━━━━━ DATA TO USE
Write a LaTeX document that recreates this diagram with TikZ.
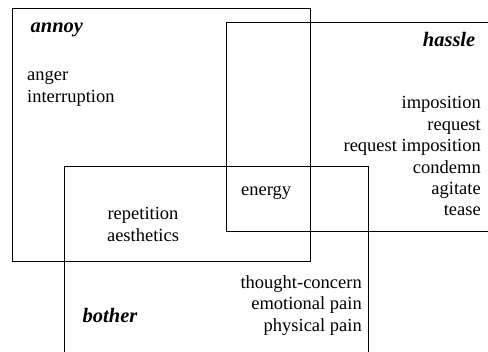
\documentclass[tikz,border=0pt]{standalone}
\usepackage{fontspec}
\setmainfont{Liberation Serif}
\newfontfamily\tms{Liberation Serif}
\begin{document}
\begin{tikzpicture}[x=1pt,y=-1pt,
  boxline/.style={draw=black,line width=0.8pt},
  word/.style={inner sep=0pt,font=\tms\fontsize{18.5}{21.4}\selectfont},
  title/.style={inner sep=0pt,font=\tms\fontsize{20.5}{23}\selectfont\bfseries\itshape}]
\useasboundingbox (0,0) rectangle (488,352);
\clip (0,0) rectangle (488,352);
\fill[white] (0,0) rectangle (488,352);
% boxes
\draw[boxline] (12,8) rectangle (310,261);
\draw[boxline] (226.5,22) rectangle (495,231);
\draw[boxline] (64.5,166) rectangle (368.5,362);
% titles
\node[title,anchor=base west] (annoy) at (30.5,33) {annoy};
\node[title,anchor=base east] (hassle) at (475.5,47) {hassle};
\node[title,anchor=base west] (bother) at (82.5,323) {bother};
% annoy only
\node[word,anchor=base west] (anger) at (27,81) {anger};
\node[word,anchor=base west] (interr) at (27,102.4) {interruption};
% hassle only
\node[word,anchor=base east] (impo) at (481,109) {imposition};
\node[word,anchor=base east] (req) at (481,130.4) {request};
\node[word,anchor=base east] (reqimp) at (481,151.8) {request imposition};
\node[word,anchor=base east] (cond) at (481,173.2) {condemn};
\node[word,anchor=base east] (agit) at (481,194.6) {agitate};
\node[word,anchor=base east] (tease) at (481,216) {tease};
% centre
\node[word,anchor=base west] (energy) at (241,196) {energy};
% annoy & bother
\node[word,anchor=base] (rep) at (143,220) {repetition};
\node[word,anchor=base] (aes) at (143,241.4) {aesthetics};
% bother only
\node[word,anchor=base east] (tc) at (362,288.3) {thought-concern};
\node[word,anchor=base east] (ep) at (362,309.7) {emotional pain};
\node[word,anchor=base east] (pp) at (362,331.1) {physical pain};
\end{tikzpicture}
\end{document}
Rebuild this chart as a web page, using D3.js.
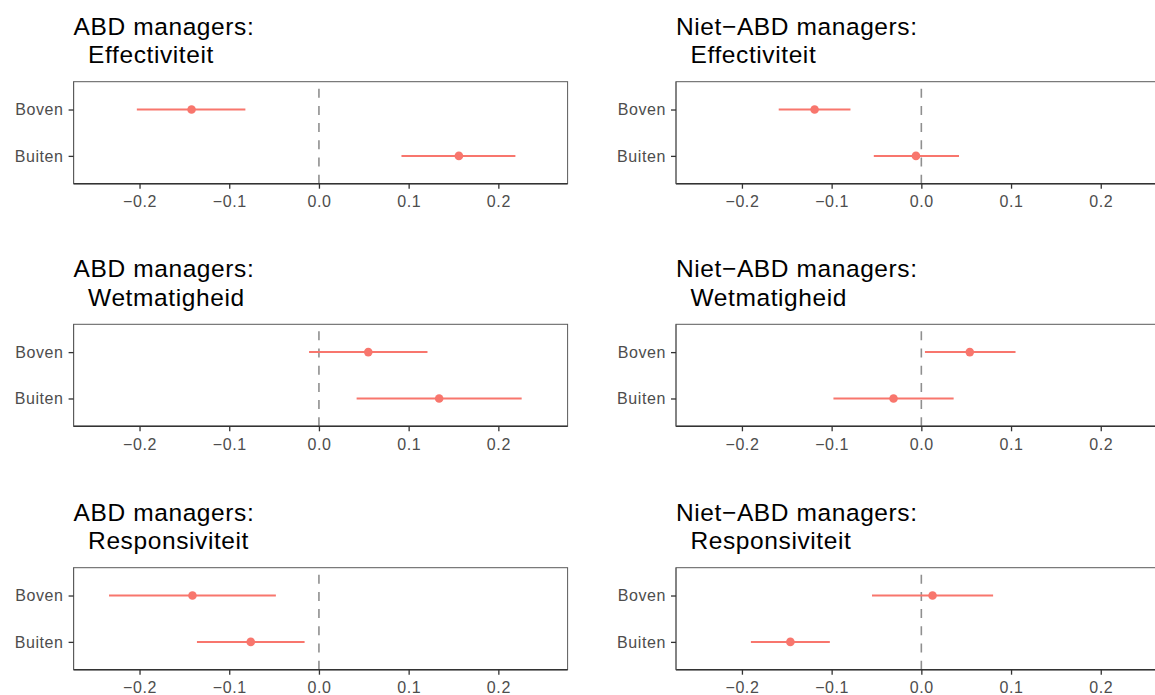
━━━━━━━━━━
**EXERCISE DETAILS:** Are you able to set down all the lines above exactly, without any pictures?

**REPLY:**
Write a LaTeX document that recreates this diagram with TikZ.
\documentclass[tikz,border=0pt]{standalone}
\usepackage{fontspec}
\setmainfont{Liberation Serif}
\newfontfamily\tms{Liberation Serif}
\begin{document}
\begin{tikzpicture}[x=1pt,y=-1pt,
  boxline/.style={draw=black,line width=0.8pt},
  word/.style={inner sep=0pt,font=\tms\fontsize{18.5}{21.4}\selectfont},
  title/.style={inner sep=0pt,font=\tms\fontsize{20.5}{23}\selectfont\bfseries\itshape}]
\useasboundingbox (0,0) rectangle (488,352);
\clip (0,0) rectangle (488,352);
\fill[white] (0,0) rectangle (488,352);
% boxes
\draw[boxline] (12,8) rectangle (310,261);
\draw[boxline] (226.5,22) rectangle (495,231);
\draw[boxline] (64.5,166) rectangle (368.5,362);
% titles
\node[title,anchor=base west] (annoy) at (30.5,33) {annoy};
\node[title,anchor=base east] (hassle) at (475.5,47) {hassle};
\node[title,anchor=base west] (bother) at (82.5,323) {bother};
% annoy only
\node[word,anchor=base west] (anger) at (27,81) {anger};
\node[word,anchor=base west] (interr) at (27,102.4) {interruption};
% hassle only
\node[word,anchor=base east] (impo) at (481,109) {imposition};
\node[word,anchor=base east] (req) at (481,130.4) {request};
\node[word,anchor=base east] (reqimp) at (481,151.8) {request imposition};
\node[word,anchor=base east] (cond) at (481,173.2) {condemn};
\node[word,anchor=base east] (agit) at (481,194.6) {agitate};
\node[word,anchor=base east] (tease) at (481,216) {tease};
% centre
\node[word,anchor=base west] (energy) at (241,196) {energy};
% annoy & bother
\node[word,anchor=base] (rep) at (143,220) {repetition};
\node[word,anchor=base] (aes) at (143,241.4) {aesthetics};
% bother only
\node[word,anchor=base east] (tc) at (362,288.3) {thought-concern};
\node[word,anchor=base east] (ep) at (362,309.7) {emotional pain};
\node[word,anchor=base east] (pp) at (362,331.1) {physical pain};
\end{tikzpicture}
\end{document}
Rebuild this chart as a web page, using D3.js.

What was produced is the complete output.